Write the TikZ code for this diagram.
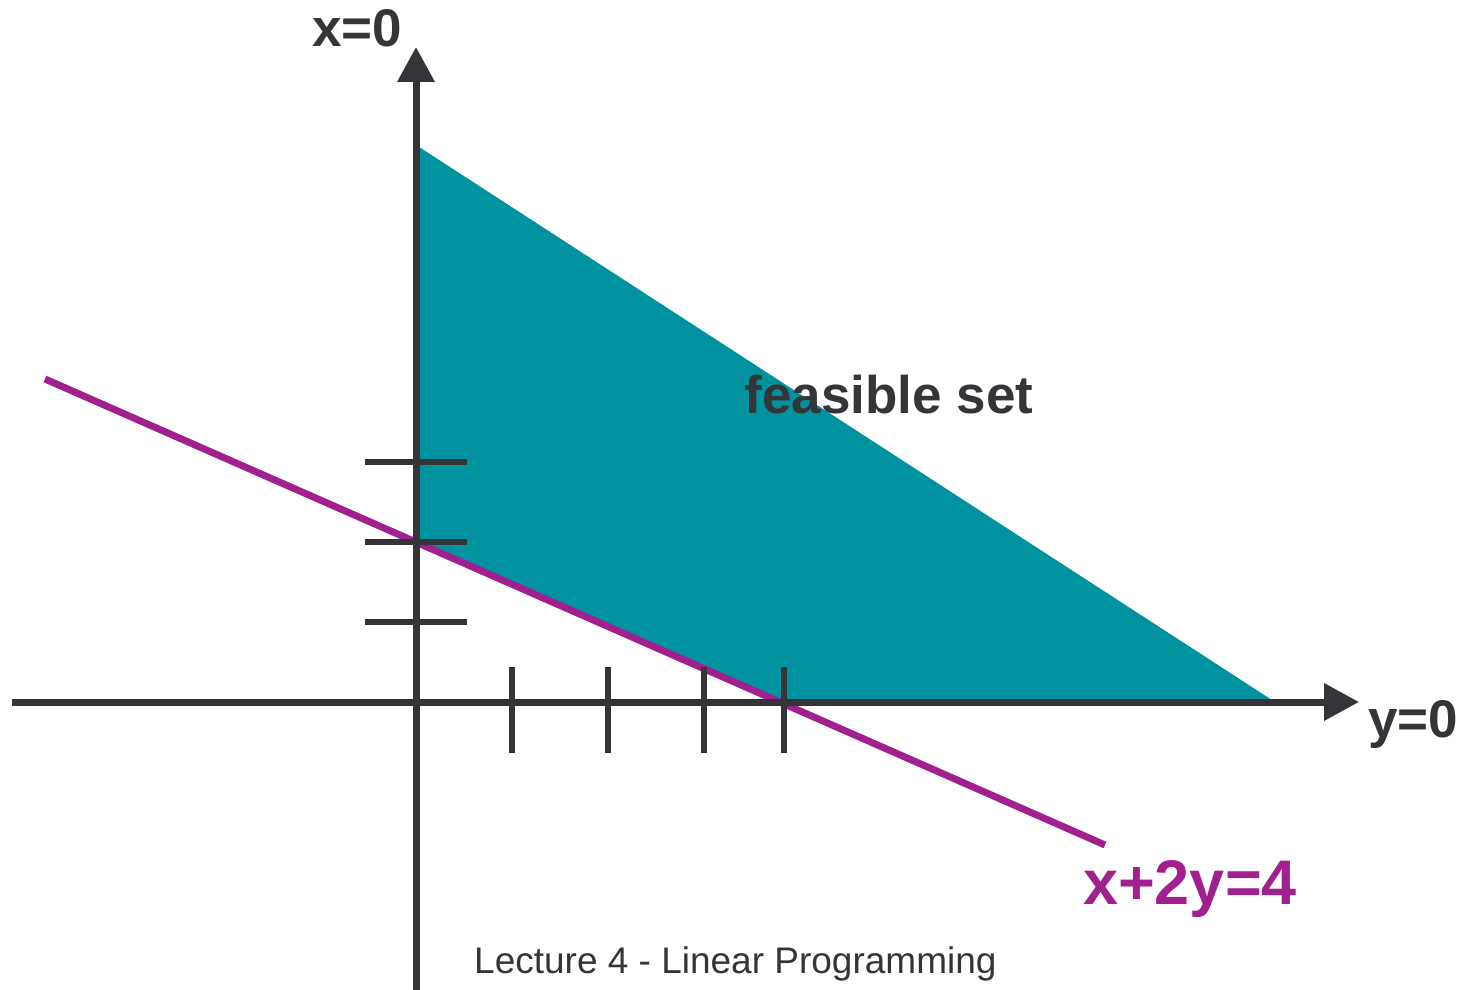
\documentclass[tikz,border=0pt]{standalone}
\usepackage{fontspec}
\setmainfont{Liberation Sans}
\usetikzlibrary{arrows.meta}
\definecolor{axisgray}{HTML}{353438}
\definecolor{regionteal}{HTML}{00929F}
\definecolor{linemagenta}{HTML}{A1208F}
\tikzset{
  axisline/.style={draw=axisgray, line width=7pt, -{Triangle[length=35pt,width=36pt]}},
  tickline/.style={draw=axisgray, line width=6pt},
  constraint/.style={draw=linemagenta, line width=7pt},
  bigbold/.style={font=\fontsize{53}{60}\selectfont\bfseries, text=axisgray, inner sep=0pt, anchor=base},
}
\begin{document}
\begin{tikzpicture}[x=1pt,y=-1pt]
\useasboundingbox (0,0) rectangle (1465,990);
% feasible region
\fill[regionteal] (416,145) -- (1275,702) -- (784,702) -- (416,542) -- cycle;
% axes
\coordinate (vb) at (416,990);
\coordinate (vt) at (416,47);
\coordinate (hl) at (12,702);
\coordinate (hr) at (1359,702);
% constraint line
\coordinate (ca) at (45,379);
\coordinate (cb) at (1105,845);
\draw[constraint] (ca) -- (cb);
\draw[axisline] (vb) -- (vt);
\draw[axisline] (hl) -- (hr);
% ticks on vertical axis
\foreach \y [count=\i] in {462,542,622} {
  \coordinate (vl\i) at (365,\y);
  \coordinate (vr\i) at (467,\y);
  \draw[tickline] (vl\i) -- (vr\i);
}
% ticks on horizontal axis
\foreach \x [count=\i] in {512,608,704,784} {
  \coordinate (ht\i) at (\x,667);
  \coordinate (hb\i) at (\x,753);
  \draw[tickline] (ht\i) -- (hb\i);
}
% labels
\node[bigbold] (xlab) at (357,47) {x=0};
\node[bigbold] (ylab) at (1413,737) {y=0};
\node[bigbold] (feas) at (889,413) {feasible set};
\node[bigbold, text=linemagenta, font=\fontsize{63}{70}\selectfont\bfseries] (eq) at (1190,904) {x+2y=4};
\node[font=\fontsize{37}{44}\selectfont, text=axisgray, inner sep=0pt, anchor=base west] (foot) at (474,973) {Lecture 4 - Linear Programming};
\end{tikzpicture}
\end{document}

**Task:** Copy the material above in full and exactly, skipping pictures.

**Result of this exercise:**
Write the TikZ code for this diagram.
\documentclass[tikz,border=0pt]{standalone}
\usepackage{fontspec}
\setmainfont{Liberation Sans}
\usetikzlibrary{arrows.meta}
\definecolor{axisgray}{HTML}{353438}
\definecolor{regionteal}{HTML}{00929F}
\definecolor{linemagenta}{HTML}{A1208F}
\tikzset{
  axisline/.style={draw=axisgray, line width=7pt, -{Triangle[length=35pt,width=36pt]}},
  tickline/.style={draw=axisgray, line width=6pt},
  constraint/.style={draw=linemagenta, line width=7pt},
  bigbold/.style={font=\fontsize{53}{60}\selectfont\bfseries, text=axisgray, inner sep=0pt, anchor=base},
}
\begin{document}
\begin{tikzpicture}[x=1pt,y=-1pt]
\useasboundingbox (0,0) rectangle (1465,990);
% feasible region
\fill[regionteal] (416,145) -- (1275,702) -- (784,702) -- (416,542) -- cycle;
% axes
\coordinate (vb) at (416,990);
\coordinate (vt) at (416,47);
\coordinate (hl) at (12,702);
\coordinate (hr) at (1359,702);
% constraint line
\coordinate (ca) at (45,379);
\coordinate (cb) at (1105,845);
\draw[constraint] (ca) -- (cb);
\draw[axisline] (vb) -- (vt);
\draw[axisline] (hl) -- (hr);
% ticks on vertical axis
\foreach \y [count=\i] in {462,542,622} {
  \coordinate (vl\i) at (365,\y);
  \coordinate (vr\i) at (467,\y);
  \draw[tickline] (vl\i) -- (vr\i);
}
% ticks on horizontal axis
\foreach \x [count=\i] in {512,608,704,784} {
  \coordinate (ht\i) at (\x,667);
  \coordinate (hb\i) at (\x,753);
  \draw[tickline] (ht\i) -- (hb\i);
}
% labels
\node[bigbold] (xlab) at (357,47) {x=0};
\node[bigbold] (ylab) at (1413,737) {y=0};
\node[bigbold] (feas) at (889,413) {feasible set};
\node[bigbold, text=linemagenta, font=\fontsize{63}{70}\selectfont\bfseries] (eq) at (1190,904) {x+2y=4};
\node[font=\fontsize{37}{44}\selectfont, text=axisgray, inner sep=0pt, anchor=base west] (foot) at (474,973) {Lecture 4 - Linear Programming};
\end{tikzpicture}
\end{document}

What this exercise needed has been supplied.